## begin

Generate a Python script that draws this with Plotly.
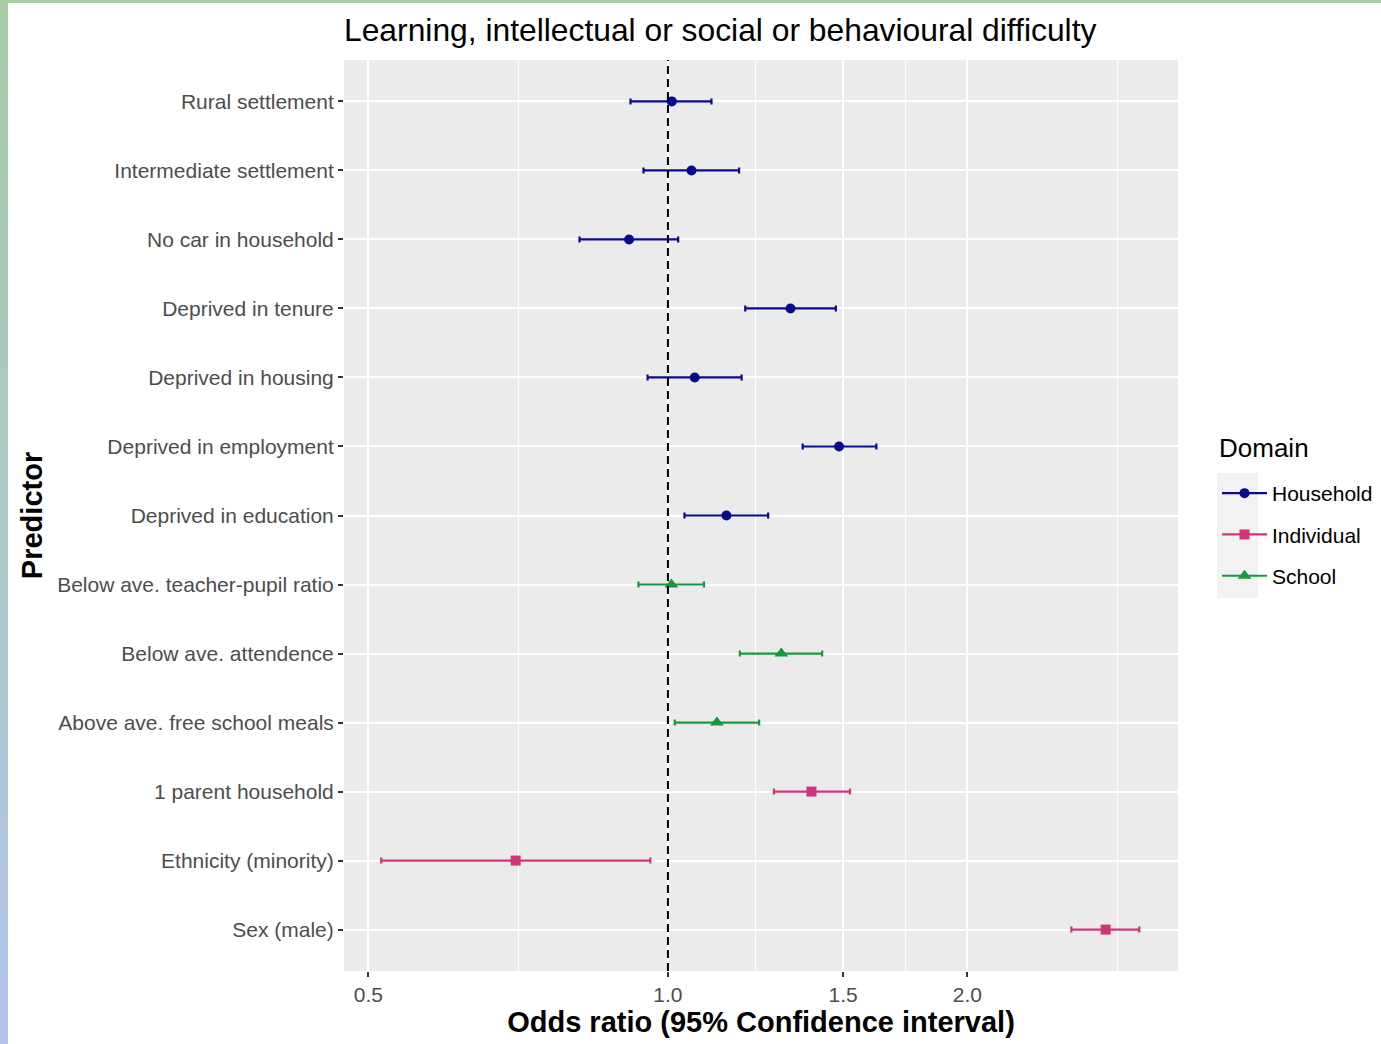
import plotly.graph_objects as go

# ---------------- data ----------------
predictors = ["Rural settlement", "Intermediate settlement", "No car in household",
              "Deprived in tenure", "Deprived in housing", "Deprived in employment",
              "Deprived in education", "Below ave. teacher-pupil ratio",
              "Below ave. attendence", "Above ave. free school meals",
              "1 parent household", "Ethnicity (minority)", "Sex (male)"]
domain = ["Household"] * 7 + ["School"] * 3 + ["Individual"] * 3
odds = [1.009, 1.056, 0.914, 1.328, 1.064, 1.486, 1.145, 1.008, 1.300, 1.120, 1.394, 0.703, 2.754]
lower = [0.917, 0.945, 0.815, 1.196, 0.954, 1.366, 1.039, 0.934, 1.181, 1.016, 1.278, 0.515, 2.544]
upper = [1.106, 1.179, 1.024, 1.475, 1.186, 1.620, 1.261, 1.087, 1.429, 1.235, 1.524, 0.960, 2.977]

domains = ["Household", "Individual", "School"]
colors = {"Household": "#0A0A8C", "Individual": "#CF3579", "School": "#16993B"}
symbols = {"Household": "circle", "Individual": "square", "School": "triangle-up"}
msizes = {"Household": 10, "Individual": 10, "School": 12}

x_ticks = [0.5, 1.0, 1.5, 2.0]
x_tick_text = ["0.5", "1.0", "1.5", "2.0"]
x_minor = [0.7071, 1.2247, 1.7321, 2.8284]

W, H = 1381, 1044
L, R, T, B = 344, 1178, 60, 971

fig = go.Figure()

for d in domains:
    idx = [i for i, v in enumerate(domain) if v == d]
    xs = [odds[i] for i in idx]
    ys = [predictors[i] for i in idx]
    fig.add_trace(go.Scatter(
        x=xs, y=ys, mode="markers", showlegend=False,
        marker=dict(color=colors[d], symbol=symbols[d], size=msizes[d], line=dict(width=0)),
        error_x=dict(type="data", symmetric=False,
                     array=[upper[i] - odds[i] for i in idx],
                     arrayminus=[odds[i] - lower[i] for i in idx],
                     color=colors[d], thickness=2.2, width=3),
    ))

for d in domains:
    fig.add_trace(go.Scatter(
        x=[None], y=[None], mode="lines+markers", name=d, legendgroup=d,
        marker=dict(color=colors[d], symbol=symbols[d], size=msizes[d]),
        line=dict(color=colors[d], width=2.2),
    ))


def px2x(px):
    return (px - L) / (R - L)


def py2y(py):
    return (B - py) / (B - T)


shapes = []
# reference line at OR = 1
shapes.append(dict(type="line", xref="x", yref="paper", x0=1, x1=1, y0=0, y1=1,
                   line=dict(color="black", width=2, dash="8px,5px"), layer="above"))
# legend key background
shapes.append(dict(type="rect", xref="paper", yref="paper",
                   x0=px2x(1217), x1=px2x(1258), y0=py2y(473), y1=py2y(598),
                   fillcolor="#F2F2F2", line=dict(width=0), layer="below"))

# decorative gradient frame (left and top)
c0 = (168, 204, 165)
c1 = (175, 195, 234)
n = 40
for k in range(n):
    t = k / (n - 1)
    col = "rgb(%d,%d,%d)" % tuple(round(c0[j] + (c1[j] - c0[j]) * t) for j in range(3))
    y_top = k * H / n
    y_bot = (k + 1) * H / n
    shapes.append(dict(type="rect", xref="paper", yref="paper",
                       x0=px2x(0), x1=px2x(8), y0=py2y(y_bot + 1), y1=py2y(y_top),
                       fillcolor=col, line=dict(width=0), layer="below"))
shapes.append(dict(type="rect", xref="paper", yref="paper",
                   x0=px2x(0), x1=px2x(W), y0=py2y(3), y1=py2y(0),
                   fillcolor="rgb(169,205,166)", line=dict(width=0), layer="below"))

annotations = [dict(text="Domain", xref="paper", yref="paper", x=px2x(1217), y=py2y(448),
                    xanchor="left", yanchor="middle", showarrow=False,
                    font=dict(size=26, color="black"))]

fig.update_layout(
    width=W, height=H,
    margin=dict(l=L, r=W - R, t=T, b=H - B, autoexpand=False),
    paper_bgcolor="white", plot_bgcolor="#EBEBEB",
    font=dict(family="Liberation Sans, Arial, sans-serif", color="#4D4D4D"),
    title=dict(text="Learning, intellectual or social or behavioural difficulty",
               xref="paper", x=0, xanchor="left", yref="container", y=1 - 30 / H,
               yanchor="middle", font=dict(size=31.8, color="black")),
    xaxis=dict(type="log", range=[-0.3256, 0.5127],
               tickmode="array", tickvals=x_ticks, ticktext=x_tick_text,
               showgrid=True, gridcolor="white", gridwidth=2, zeroline=False,
               ticks="outside", ticklen=5, tickwidth=2, tickcolor="#333333",
               tickfont=dict(size=21, color="#4D4D4D"),
               minor=dict(tickmode="array", tickvals=x_minor, showgrid=True,
                          gridcolor="white", gridwidth=1, ticks=""),
               title=dict(text="<b>Odds ratio (95% Confidence interval)</b>",
                          font=dict(size=29, color="black"), standoff=6),
               showline=False),
    yaxis=dict(type="category", categoryorder="array", categoryarray=predictors,
               range=[len(predictors) - 1 + 0.6, -0.6],
               showgrid=True, gridcolor="white", gridwidth=2, zeroline=False,
               ticks="outside", ticklen=5, tickwidth=2, tickcolor="#333333",
               tickfont=dict(size=21, color="#4D4D4D"),
               title=dict(text="<b>Predictor</b>", font=dict(size=29, color="black"),
                          standoff=5),
               showline=False),
    legend=dict(x=px2x(1217), xanchor="left", y=py2y(473), yanchor="top",
                bgcolor="rgba(0,0,0,0)", font=dict(size=21, color="black"),
                traceorder="grouped", tracegroupgap=11, itemwidth=45),
    shapes=shapes,
    annotations=annotations,
)

fig.write_html("out.html", config={"displayModeBar": False},
               post_script="document.body.style.margin='0px';document.body.style.overflow='hidden';")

## end

WHAT TO DO =
From the first line of the listing above, repeat every line through the one holding "import plotly.graph_objects as go". Both ends count, and pictures stay out.

THE REPLY =
Generate a Python script that draws this with Plotly.
import plotly.graph_objects as go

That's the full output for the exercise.